The BPH Care Pathway Program is designed to provide targeted care to men who are at risk for BPH, a condition that affects 50 percent of men over the age of 50. Through data analytics, the program identifies patients with characteristics associated with BPH to detect the early onset or worsening of symptoms. Care teams for New Jersey Urology are able to communicate with patients proactively to accelerate the assessment of treatment options. The program has the potential to reduce overall healthcare expenses as a result of treating patients before symptoms worsen or complications occur.
“The BPH Care Pathway empowers patients with more insights into their condition, producing better health outcomes. When a patient is made fully aware of all of their options, everyone benefits,” said Dr. Thomas Mueller. “We are excited about this approach, which will help men achieve a higher quality of life. We believe this will become the new standard of care used by many physicians.”
Nearly 40 million men in the United States are affected by BPH. Not to be confused with prostate cancer, BPH occurs when the prostate gland that surrounds the male urethra becomes enlarged with advancing age and begins to obstruct the urinary system. Symptoms of BPH often include interrupted sleep and urinary problems, loss of productivity, depression and decreased quality of life.
Medication is often the first-line therapy for enlarged prostate, but relief can be inadequate and temporary. Side effects of medication treatment can include sexual dysfunction, dizziness and headaches, prompting many patients to quit using the drugs. For these patients, the classic alternative is surgery that cuts, heats or removes prostate tissue to open the blocked urethra. While current surgical options can be very effective in relieving symptoms, they can also leave patients with permanent side effects such as urinary incontinence, erectile dysfunction, and retrograde ejaculation.

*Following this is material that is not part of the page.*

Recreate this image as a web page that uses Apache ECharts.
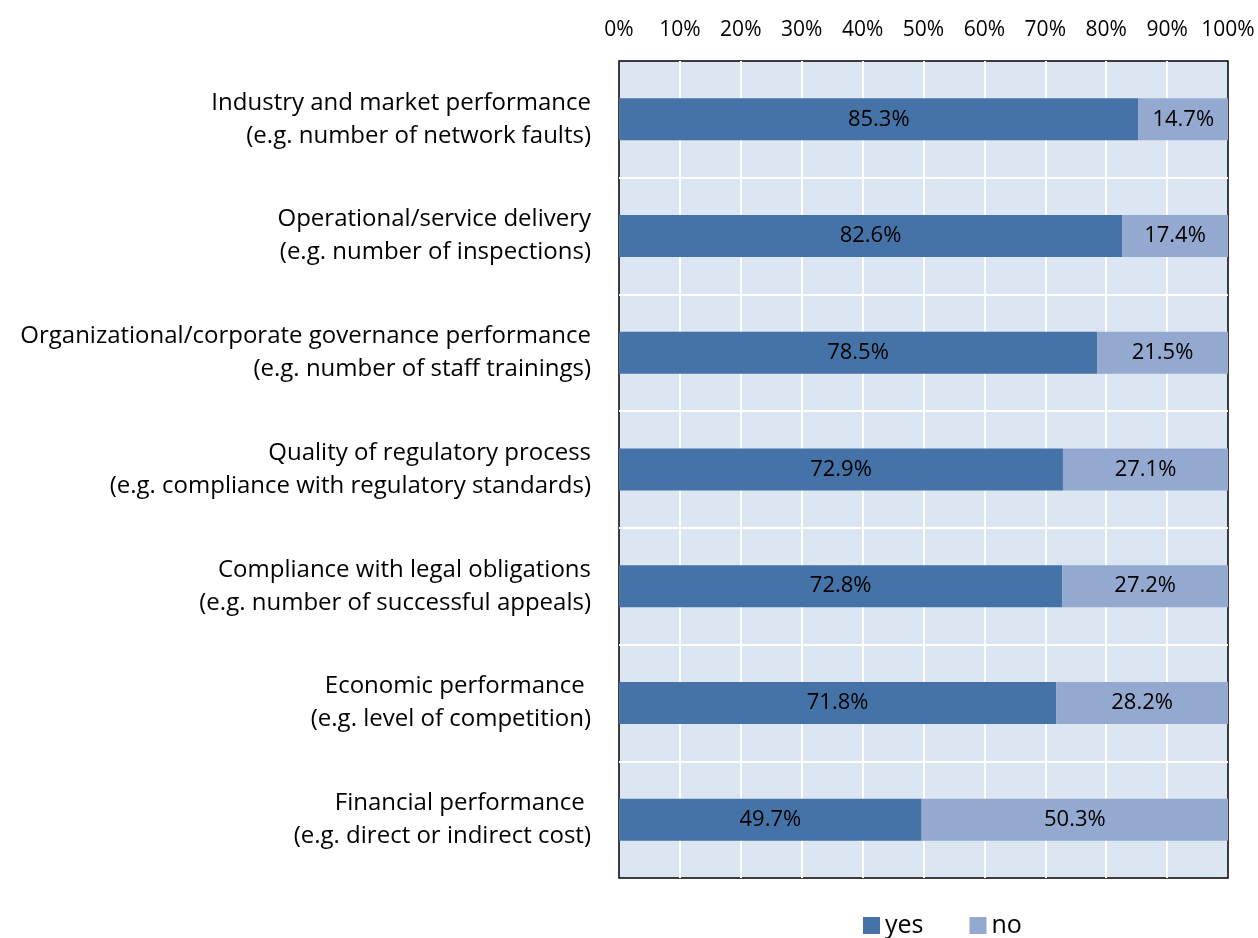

“Many men suffer from the negative side effects of BPH medications and their quality of life is significantly impacted,” said Dr. David Sussman. “We want to give those patients a better alternative and the BPH Care Pathway allows for us to have these conversations. There are treatments available to men that are truly minimally invasive and very effective. But, our goal prior to implementation is to hone in on a comprehensive care assessment, and then fully educate them about their options.”